One-on-one with Kevin Colbert

Steelers director of football operations Kevin Colbert has happily operated in the background the past six years, helping to rebuild a team that went 13-19 in the two seasons before he joined it in 2000.

His drafts and shrewd roster moves helped turn this team into one that has been to three AFC Championships in five seasons, winning this year to go to its first Super Bowl in 10 years.

We sat down with him at the Super Bowl to get his thoughts about the whole thing.


Does it mean anything to you or is it special for you to come back here to Detroit for the Super Bowl?
That part of it really hasn't happened. It's nice because of familiarity. But beyond that, there's really nothing that's more special other than the familiarity. I thought there would be, but there hasn't been.

Why do you think that is, because you've been back in Pittsburgh for so long?
Yeah. We've been in Pittsburgh now for six years. We had 10 good years here. We were very happy here. Coming to the Super Bowl, I'm just happy with any setting really. Again, the familiarity is nice because I've been able lend some assistance with the Silverdome and directions, stuff like that. But beyond that, no.

Bill (Cowher) mentioned yesterday and has several times in the past week that people in the organizaiton don't have an ego. Certain general managers in the league are guys who crave that spotlight. They have their own TV shows, they have their own radio shows. But you don't do that. Is that a conscious effort on your part?
I think if you go back, even when I was hired, I said the ownership, the head coach and the players should be the focus, especially during the season. You should have one voice and that should be the head coach during the season. So during the season, I think it's best that he stay in the forefront and I lend him support. In the offseason, it's a little different because he'll step back and let me do a little bit more of that type of stuff. Really, I have no problem with that because you have to have one philosophy and one voice. And I think that voice has to be the head coach.

Does it surprise you when you see general managers with their own TV and radio shows?
That's just the choice they decide to do. It doesn't affect me or bother me because I think we believe in what we're doing and we feel good about it. When I look around the league, you appreciate what you have in this organization. You feel fortunate to be a part of it.

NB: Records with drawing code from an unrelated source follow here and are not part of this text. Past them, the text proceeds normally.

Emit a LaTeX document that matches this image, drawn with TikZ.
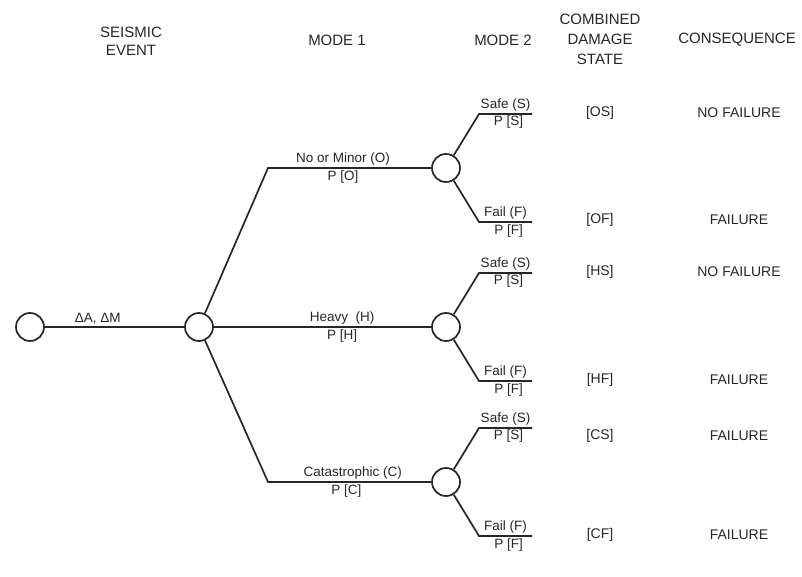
\documentclass[tikz,border=0pt]{standalone}
\usepackage{fontspec}
\setsansfont{Liberation Sans}
\begin{document}
\begin{tikzpicture}[font=\sffamily, color=black!85, x=10pt, y=10pt]

    % Stile globale per le linee
    \tikzstyle{every path}=[line width=1.7pt]
    \tikzstyle{nodo}=[circle, draw, minimum size=28pt, inner sep=0pt]
    \tikzstyle{titolo}=[font=\sffamily\fontsize{15}{20}\selectfont, align=center]
    \tikzstyle{ramo}=[font=\sffamily\fontsize{13.5}{15}\selectfont, inner sep=2pt]
    \tikzstyle{esito}=[font=\sffamily\fontsize{14}{16}\selectfont]

    % Dimensioni della figura
    \useasboundingbox (0,0) rectangle (80.2,57.7);

    % Intestazioni delle colonne
    \node[titolo] (hSisma) at (13.1, 53.6) {SEISMIC\\[-2pt]EVENT};
    \node[titolo] (hModo1) at (33.7, 53.7) {MODE 1};
    \node[titolo] (hModo2) at (50.3, 53.7) {MODE 2};
    \node[titolo] (hStato) at (60.0, 53.8) {COMBINED\\DAMAGE\\STATE};
    \node[titolo] (hCons) at (73.7, 53.7) {CONSEQUENCE};

    % Nodi di evento
    \node[nodo] (sisma) at (3.0, 25.0) {};
    \node[nodo] (modo1) at (19.9, 25.0) {};
    \node[nodo] (modo2O) at (44.6, 40.9) {};
    \node[nodo] (modo2H) at (44.6, 25.0) {};
    \node[nodo] (modo2C) at (44.6, 9.5) {};

    % Angoli dei rami del modo 1
    \coordinate (angoloO) at (26.8, 40.9);
    \coordinate (angoloC) at (26.8, 9.5);

    % Rami del modo 1
    \draw (sisma) -- node[ramo, above, pos=0.38] (dAM) {ΔA, ΔM} (modo1);
    \draw (modo1) -- (angoloO)
        -- node[ramo, above, pos=0.46] (lblO) {No or Minor (O)}
           node[ramo, below, pos=0.46] (probO) {P [O]} (modo2O);
    \draw (modo1)
        -- node[ramo, above, pos=0.59] (lblH) {Heavy\ \ (H)}
           node[ramo, below, pos=0.59] (probH) {P [H]} (modo2H);
    \draw (modo1) -- (angoloC)
        -- node[ramo, above, pos=0.52] (lblC) {Catastrophic (C)}
           node[ramo, below, pos=0.48] (probC) {P [C]} (modo2C);

    % Rami del modo 2
    \foreach \m in {O,H,C} {
        \path (modo2\m) ++(3.3, 5.4) coordinate (safe\m) ++(5.3, 0) coordinate (safeEnd\m);
        \path (modo2\m) ++(3.3, -5.4) coordinate (fail\m) ++(5.3, 0) coordinate (failEnd\m);
        \draw (modo2\m) -- (safe\m)
            -- node[ramo, above] (lblS\m) {Safe (S)}
               node[ramo, below, inner sep=1pt, xshift=3pt] (probS\m) {P [S]} (safeEnd\m);
        \draw (modo2\m) -- (fail\m)
            -- node[ramo, above] (lblF\m) {Fail (F)}
               node[ramo, below, xshift=3pt] (probF\m) {P [F]} (failEnd\m);
    }

    % Stati di danno combinati e conseguenze
    \foreach \stato/\conseg/\y in {OS/NO FAILURE/46.4, OF/FAILURE/35.7,
                                   HS/NO FAILURE/30.5, HF/FAILURE/19.7,
                                   CS/FAILURE/14.1, CF/FAILURE/4.2} {
        \node[esito] (stato\stato) at (60.0, \y) {[\stato]};
        \node[esito] (cons\stato) at (73.9, \y) {\conseg};
    }

\end{tikzpicture}
\end{document}
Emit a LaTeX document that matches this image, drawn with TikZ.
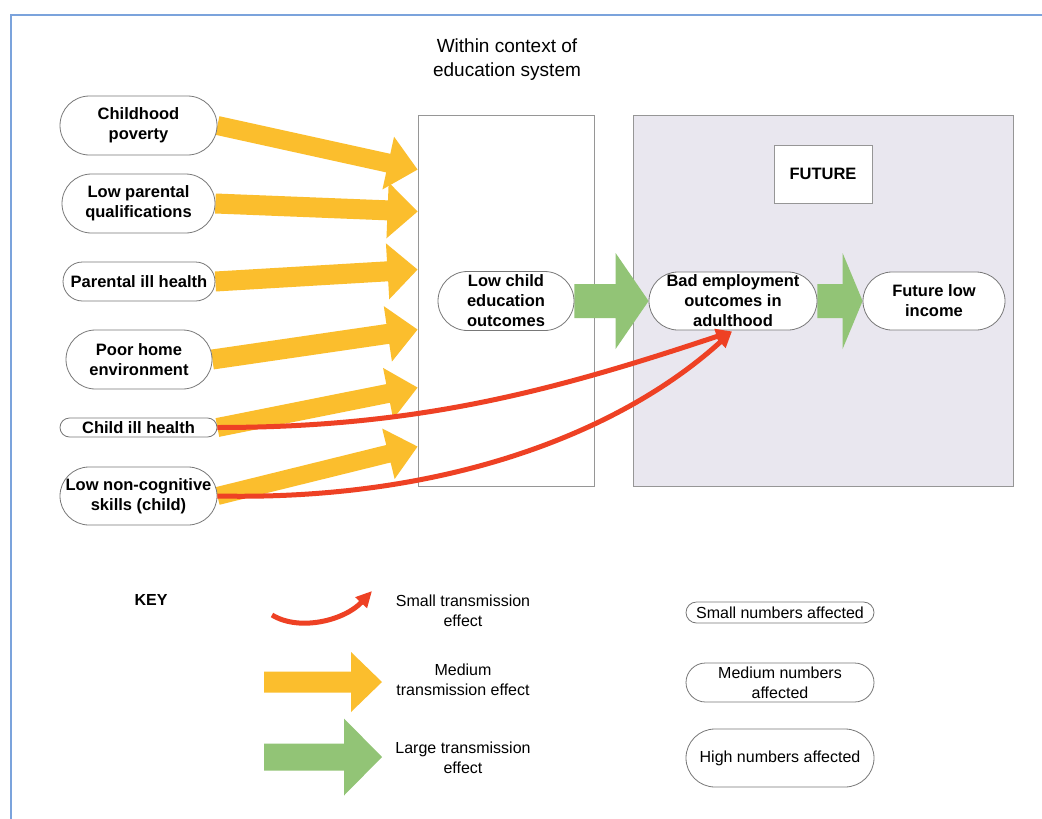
\documentclass[tikz,border=0pt]{standalone}
\usepackage{fontspec}
\setmainfont{Liberation Sans}
\usetikzlibrary{calc,arrows.meta}
\definecolor{framecol}{RGB}{123,163,220}
\definecolor{boxgrey}{RGB}{150,150,150}
\definecolor{nodegrey}{RGB}{120,120,120}
\definecolor{futfill}{RGB}{233,231,239}
\definecolor{orangecol}{RGB}{251,190,45}
\definecolor{greencol}{RGB}{146,196,118}
\definecolor{redcol}{RGB}{238,65,36}
\pgfdeclarelayer{bg}
\pgfdeclarelayer{arr}
\pgfsetlayers{bg,arr,main}
\newcommand\fatarrow[6]{% #1 colour, #2 from, #3 to, #4 half shaft, #5 half head, #6 head length
  \coordinate (fab) at ($(#3)!#6!(#2)$);
  \fill[#1] ($(#2)!#4!90:(#3)$) -- ($(fab)!#4!90:(#3)$) -- ($(fab)!#5!90:(#3)$) -- (#3)
    -- ($(fab)!#5!-90:(#3)$) -- ($(fab)!#4!-90:(#3)$) -- ($(#2)!#4!-90:(#3)$) -- cycle;}
\begin{document}
\begin{tikzpicture}[x=1pt,y=-1pt,
  nodefont/.style={font=\fontsize{16.5}{20}\selectfont\bfseries},
  keyfont/.style={font=\fontsize{16}{20}\selectfont},
  pill/.style 2 args={draw=nodegrey, line width=0.8pt, fill=white, minimum width=#1,
    minimum height=#2, rounded corners=#2/2, inner sep=0pt, align=center},
  plainbox/.style={draw=boxgrey, line width=0.9pt},
  smallarrow/.style={draw=redcol, line width=5pt, -{Triangle[length=16pt,width=15pt]}}]
\useasboundingbox (0,0) rectangle (1042,819);
\begin{pgfonlayer}{bg}
  \fill[white] (0,0) rectangle (1042,819);
  \draw[framecol, line width=1.5pt] (11,15) rectangle (1060,840);
  \node[plainbox, minimum width=176pt, minimum height=371pt, inner sep=0pt] (edu) at (506,300.5) {};
  \node[plainbox, fill=futfill, minimum width=380pt, minimum height=371pt, inner sep=0pt] (fut) at (823,300.5) {};
\end{pgfonlayer}
\node[plainbox, fill=white, minimum width=98pt, minimum height=58pt, inner sep=0pt, nodefont] (futlab) at (823,174) {FUTURE};
\node[align=center, font=\fontsize{19}{24}\selectfont] (title) at (507,60) {Within context of\\education system};
% left nodes
\node[pill={157pt}{59pt}, nodefont] (cp) at (138.5,125.5) {Childhood\\poverty};
\node[pill={153pt}{59pt}, nodefont] (lpq) at (138.5,203.5) {Low parental\\qualifications};
\node[pill={152pt}{39pt}, nodefont] (pih) at (139,281.5) {Parental ill health};
\node[pill={146pt}{59pt}, nodefont] (phe) at (139,359.5) {Poor home\\environment};
\node[pill={157pt}{19pt}, nodefont] (cih) at (138.5,427.5) {Child ill health};
\node[pill={157pt}{58pt}, nodefont] (lnc) at (138.5,496) {Low non-cognitive\\skills (child)};
% middle and right nodes
\node[pill={136pt}{59pt}, nodefont] (lce) at (506,301) {Low child\\education\\outcomes};
\node[pill={168pt}{58pt}, nodefont] (be) at (733,301) {Bad employment\\outcomes in\\adulthood};
\node[pill={142pt}{58pt}, nodefont] (fli) at (934,301) {Future low\\income};
% tips on education box
\coordinate (t1) at ($(edu.north west)+(0,55)$);
\coordinate (t2) at ($(edu.north west)+(0,97)$);
\coordinate (t3) at ($(edu.north west)+(0,155)$);
\coordinate (t4) at ($(edu.north west)+(0,215)$);
\coordinate (t5) at ($(edu.north west)+(0,273)$);
\coordinate (t6) at ($(edu.north west)+(0,332)$);
\begin{pgfonlayer}{arr}
  \fatarrow{orangecol}{cp.east}{t1}{9.5pt}{27pt}{30pt}
  \fatarrow{orangecol}{lpq.east}{t2}{10pt}{28pt}{30pt}
  \fatarrow{orangecol}{pih.east}{t3}{10pt}{28pt}{30pt}
  \fatarrow{orangecol}{phe.east}{t4}{10pt}{28pt}{30pt}
  \fatarrow{orangecol}{cih.east}{t5}{9.5pt}{26pt}{30pt}
  \fatarrow{orangecol}{lnc.east}{t6}{9pt}{26pt}{30pt}
  \fatarrow{greencol}{lce.east}{be.west}{17pt}{48pt}{33pt}
  \fatarrow{greencol}{be.east}{fli.west}{17pt}{48pt}{20pt}
\end{pgfonlayer}
% small transmission effects
\draw[smallarrow] (cih.east) .. controls +(200,0) and +(-180,60) .. ($(be.south)+(-1,1)$);
\draw[smallarrow] (lnc.east) .. controls +(230,5) and +(-110,100) .. ($(be.south)+(-1,1)$);
% KEY
\node[font=\fontsize{16}{20}\selectfont\bfseries] (key) at (151,600) {KEY};
\coordinate (k1s) at (272,615);
\coordinate (k1e) at (372,591);
\draw[smallarrow] (k1s) .. controls (300,632) and (345,620) .. (k1e);
\coordinate (k2s) at (264,682);
\coordinate (k2e) at (382,682);
\fatarrow{orangecol}{k2s}{k2e}{10.5pt}{30pt}{31pt}
\coordinate (k3s) at (264,757);
\coordinate (k3e) at (382,757);
\fatarrow{greencol}{k3s}{k3e}{13.5pt}{38.5pt}{38pt}
\node[align=center, keyfont] (l1) at (463,611) {Small transmission\\effect};
\node[align=center, keyfont] (l2) at (463,680) {Medium\\transmission effect};
\node[align=center, keyfont] (l3) at (463,758) {Large transmission\\effect};
\node[pill={188pt}{21pt}, keyfont] (s1) at (780,612.5) {Small numbers affected};
\node[pill={188pt}{39pt}, keyfont] (s2) at (780,682.5) {Medium numbers\\affected};
\node[pill={188pt}{58pt}, keyfont] (s3) at (780,758) {High numbers affected};
\end{tikzpicture}
\end{document}
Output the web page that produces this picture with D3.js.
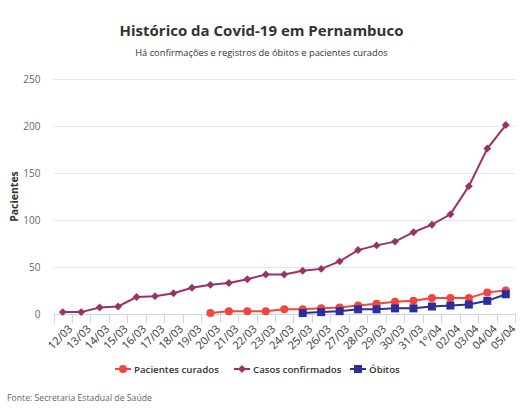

Did you change or adjust anything in their drafting philosophy when you came here?
I think there were some things; organizationally we added some things. But you come in knowing that they've had success in the '70s and coach Cowher had them in the Super Bowl in 1995. So it wasn't like coming to a team that hadn't experienced any success. They had certain ways they wanted to do things, bu they wanted to add to it. There are some things we did organizationally that we may had added, but they had the foundation set.

Did you have to adjust your philosophy at all to fit into that?
A little bit. You have to understand. You've heard it before, "the Steeler way." You understand it, but it's a vague concept. You do things the right way with everything, dealing with the media, the players and the coaches on and off the field. You know what it is, it's the Steelers way. I don't think you can put finger on what it is.

This is pretty much your team now, though. You've been responsible in large part from bringing the majority of these guys in. You were a big part of this rebuilding process from those teams in 1998 and 1999. Do you take any personal pride in that?
Collectively we always say that whatever our record is at the end of a year is the end result of what players we have. It's my job and our job to help us find players to add to that, help us find players who fit and help us win games. Really, it's an expectation of what we're supposed to do. If it helps our team's success, great.

Did you put more of an emphasis on guys who like to play football? You always talk about guys liking or loving to play football.
I think a lot of that existed. I think everybody believed that here already to a certain extent. We talked more about finding guys that fit in, not so as players, because there's so much re-training we have to do. But there, the stability and having the same coach and the same philosophy and knowing the same players that they want to develop, lends itself to stability and success. I think we just added to everything.